I’m not sure I can use this fix once the Boron is out in the field though, will this have implications for when I want to flash updates OTA - like having to transmit the entire deviceOS over 2G/3G?

It seems to be discovery of characteristics on the 180A service specifically that causes problems…

1 Like

The spark_wiring_ble.cpp is compiled along with the user application. So it won't be affected if you OTA update the Device OS. But you should be careful about building your user application, which means that you should always compile the spark_wiring_ble.cpp locally with the modification you made. In another word, you cannot build your user application on Web IDE and flash it OTA, because the spark_wiring_ble.cpp being built on Web IDE don't introduce the modification.
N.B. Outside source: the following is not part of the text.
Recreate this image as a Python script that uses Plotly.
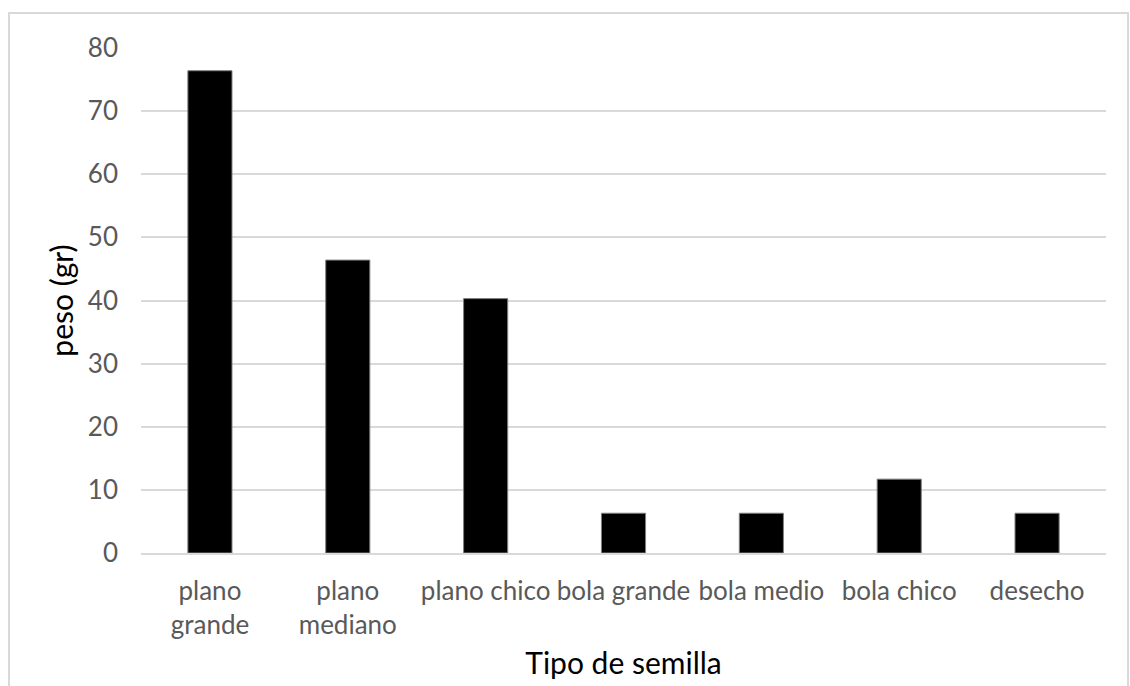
import plotly.graph_objects as go

categories = ["plano<br>grande", "plano<br>mediano", "plano chico", "bola grande",
              "bola medio", "bola chico", "desecho"]
peso = [76.4, 46.4, 40.3, 6.3, 6.3, 11.7, 6.3]
y_ticks = [0, 10, 20, 30, 40, 50, 60, 70, 80]

FONT = "Lato, 'Open Sans', sans-serif"
L, R, T, B = 141, 24, 48, 133
W, H = 1130, 686
pw, ph = W - L - R, H - T - B

fig = go.Figure(go.Bar(
    x=categories, y=peso,
    marker=dict(color="#000000", line=dict(color="#7f7f7f", width=1)),
    width=0.32,
))

fig.update_layout(
    width=W, height=H,
    margin=dict(l=L, r=R, t=T, b=B),
    paper_bgcolor="white", plot_bgcolor="white",
    showlegend=False,
    font=dict(family=FONT, color="#595959", size=26),
    xaxis=dict(
        title=dict(text="Tipo de semilla", font=dict(size=30, color="#000000"), standoff=14),
        showgrid=False, showline=True, linecolor="#d9d9d9", linewidth=2,
        ticks="", tickfont=dict(size=26, color="#595959"),
        ticklabelstandoff=14,
    ),
    yaxis=dict(
        title=dict(text="peso (gr)", font=dict(size=30, color="#000000"), standoff=5),
        range=[0, 80], tickvals=y_ticks, showgrid=True, gridcolor="#d9d9d9", gridwidth=2,
        zeroline=False, showline=False, ticks="",
        tickfont=dict(size=26, color="#595959"), ticklabelstandoff=22,
    ),
    shapes=[dict(
        type="rect", xref="paper", yref="paper",
        x0=(9 - L) / pw, x1=(1128 - L) / pw,
        y0=(H - 700 - B) / ph, y1=(H - 13 - B) / ph,
        line=dict(color="#d9d9d9", width=2), fillcolor="rgba(0,0,0,0)", layer="below",
    )],
)

fig.write_html("out.html")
I still think that we should figure out the reason why it causes the disconnection on the lock side. Either only discovering the characteristics under 0xFFF0 or discovering other characteristics repeatedly works for me, but not discovering all characteristics.

Hi,

I’ve just added a whole load of trace log messages in to the BLE code to try and figure out what is going on here. It appears that the code is getting stuck in an infinite loop in relation to the 128-bit uuid as I thought.

The function readCharacteristicUUID128IfNeeded() never returns false in relation to my particular device (Lego Technic Hub) and I assume also @delaneyb’s lock.

I’ll add some more debugging inside that method to see what data it is processing.

Mark

Hi @ielec,

I’m wondering about the call to sd_ble_gattc_read in readCharacteristicUUID128IfNeeded():

sd_ble_gattc_read(currDiscConnHandle_, characteristic.charHandles.decl_handle, 0) 

Shouldn’t the third argument be some kind of incrementing counter rather than zero?

Mark

The third argument is the offset of the attribute value to be read. For that case, we're reading the characteristics' 128-bits UUID, the offset should be zero. We don't intend to read the 128-bits UUID partially.